モレノ氏自身も1998年45歳の時、両足の自由をなくし、車いす生活を余儀なくされました。妻とパン屋に寄った帰り道、強盗に至近距離で背中を撃たれて脊椎を損傷し、その後遺症で両足麻痺が残ったのです。約4年に及ぶ闘病中、「死にたい」と思ったこともあったと言います。しかし、見舞いに訪れる人が飛ばす冗談につられて笑うと、傷の痛みも和らいだーこのことが、絶望を乗り越えるひとつのきっかけになり、その後、著作や講演を通して、自らの克服体験を社会に広めていきました。

「体や心が病んだ時、最良の薬はユーモアだ」

「もう一度生き直そう。病むのではなく笑おう」

リアルな体験から生まれたモレノ氏の名言は、どれもシンプルで力強く、勇気が湧いてくるものばかり。

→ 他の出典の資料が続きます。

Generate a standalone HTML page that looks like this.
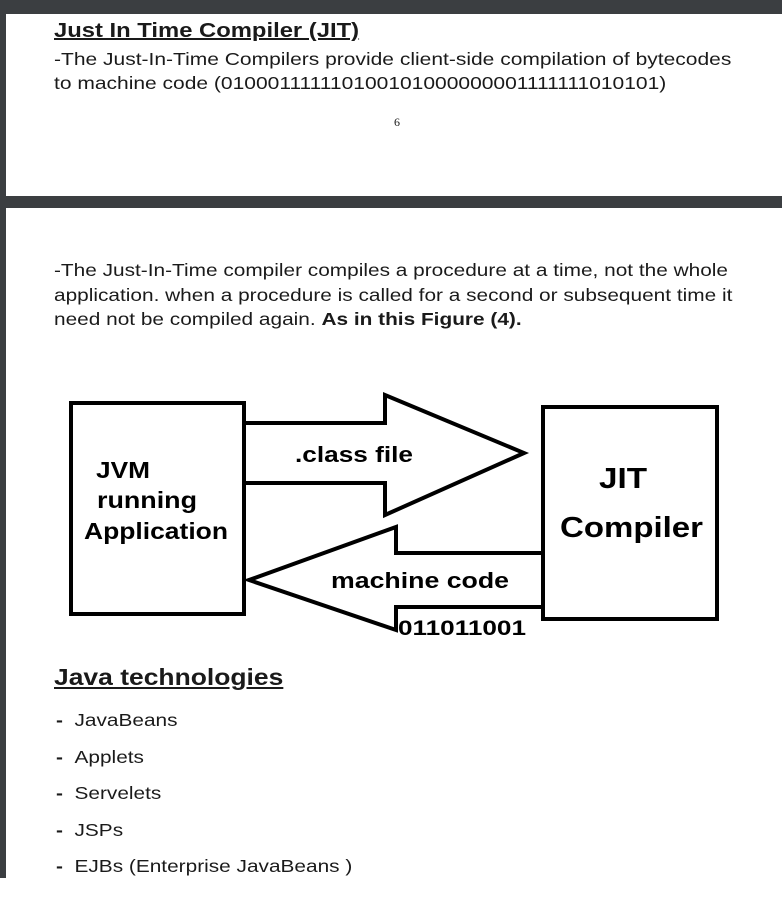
<!DOCTYPE html>
<html><head><style>
body{margin:0;width:782px;height:900px;background:#fff;position:relative;overflow:hidden;font-family:"Liberation Sans",Arial,sans-serif;color:#1a1a1a}
.dark{position:absolute;background:#3b3e41}
.t{position:absolute;white-space:nowrap;transform-origin:0 0}
</style></head><body>
<div class="dark" style="left:0;top:0;width:782px;height:14px"></div>
<div class="dark" style="left:0;top:0;width:6px;height:878px"></div>
<div class="dark" style="left:0;top:196px;width:782px;height:12px"></div>
<div class="t" style="left:54px;top:20px;font-size:20px;font-weight:bold;text-decoration:underline;transform:scaleX(1.19)">Just In Time Compiler (JIT)</div>
<div class="t" style="left:54px;top:47px;font-size:17.5px;line-height:24px;transform:scaleX(1.2)">-The Just-In-Time Compilers provide client-side compilation of bytecodes<br>to machine code (010001111110100101000000001111111010101)</div>
<div class="t" style="left:394px;top:115px;font-size:12px;font-family:'Liberation Serif',serif">6</div>
<div class="t" style="left:54px;top:258px;font-size:17.5px;line-height:24.5px;transform:scaleX(1.19)">-The Just-In-Time compiler compiles a procedure at a time, not the whole<br>application. when a procedure is called for a second or subsequent time it<br>need not be compiled again. <b>As in this Figure (4).</b></div>
<svg style="position:absolute;left:0;top:0" width="782" height="900">
<g fill="#fff" stroke="#000" stroke-width="4" stroke-linejoin="miter">
<rect x="71" y="403" width="173" height="211"/>
<rect x="543" y="407" width="174" height="212"/>
<polygon points="244,423 385,423 385,395 524,453 385,515 385,483 244,483"/>
<polygon points="543,553 396,553 396,527 249,580 396,630 396,607 543,607"/>
</g>
<g font-family="Liberation Sans,Arial,sans-serif" font-weight="bold" fill="#000">
<text x="295" y="462" font-size="22" textLength="118" lengthAdjust="spacingAndGlyphs">.class file</text>
<text x="96" y="478" font-size="23" textLength="54" lengthAdjust="spacingAndGlyphs">JVM</text>
<text x="97" y="508" font-size="23" textLength="100" lengthAdjust="spacingAndGlyphs">running</text>
<text x="84" y="539" font-size="23" textLength="144" lengthAdjust="spacingAndGlyphs">Application</text>
<text x="599" y="488" font-size="29" textLength="48" lengthAdjust="spacingAndGlyphs">JIT</text>
<text x="560" y="537" font-size="29" textLength="143" lengthAdjust="spacingAndGlyphs">Compiler</text>
<text x="331" y="588" font-size="22" textLength="178" lengthAdjust="spacingAndGlyphs">machine code</text>
<text x="398" y="635" font-size="21" textLength="128" lengthAdjust="spacingAndGlyphs">011011001</text>
</g>
</svg>
<div class="t" style="left:54px;top:664px;font-size:23px;font-weight:bold;text-decoration:underline;transform:scaleX(1.15)">Java technologies</div>
<div class="t" style="left:56px;top:702px;font-size:17.5px;line-height:36.5px;transform:scaleX(1.19)"><b>-</b>&nbsp;&nbsp;JavaBeans<br><b>-</b>&nbsp;&nbsp;Applets<br><b>-</b>&nbsp;&nbsp;Servelets<br><b>-</b>&nbsp;&nbsp;JSPs<br><b>-</b>&nbsp;&nbsp;EJBs (Enterprise JavaBeans )</div>
</body></html>
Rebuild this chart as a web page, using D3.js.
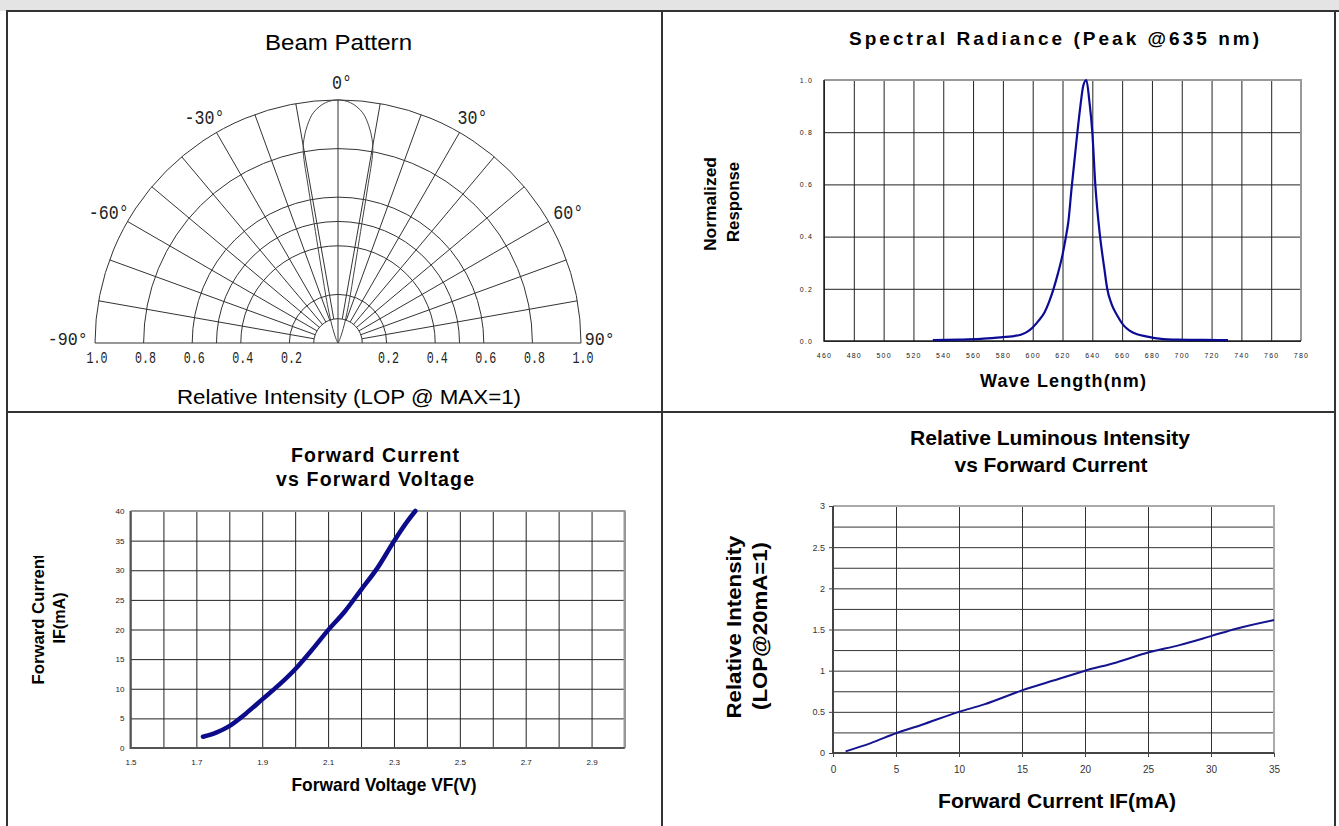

1950年代、教員だった両親の赴任に伴い、ペルーの国境に接するオレリャーナ県に移住。モレノ氏は、貧困にあえぐ先住民に決して多くはない自分たちの給料を惜しみなく分け与える父母から、「助け合いの精神」を学んだと話しています。

公約には、貧困層への無償住宅の建設や高齢者向けの年金創設など、コレア政権の継承を宣言。自身のことを「対話と合意の人」と述べ、秀逸なウィットに富んだ人柄が、国民に絶大な人気を得ています。

「(大統領として)最も忘れられている人たちのために働く」と語るモレノ氏。

彼こそが、世界のリーダーのあり方を大きく変えてしまうかもしれません。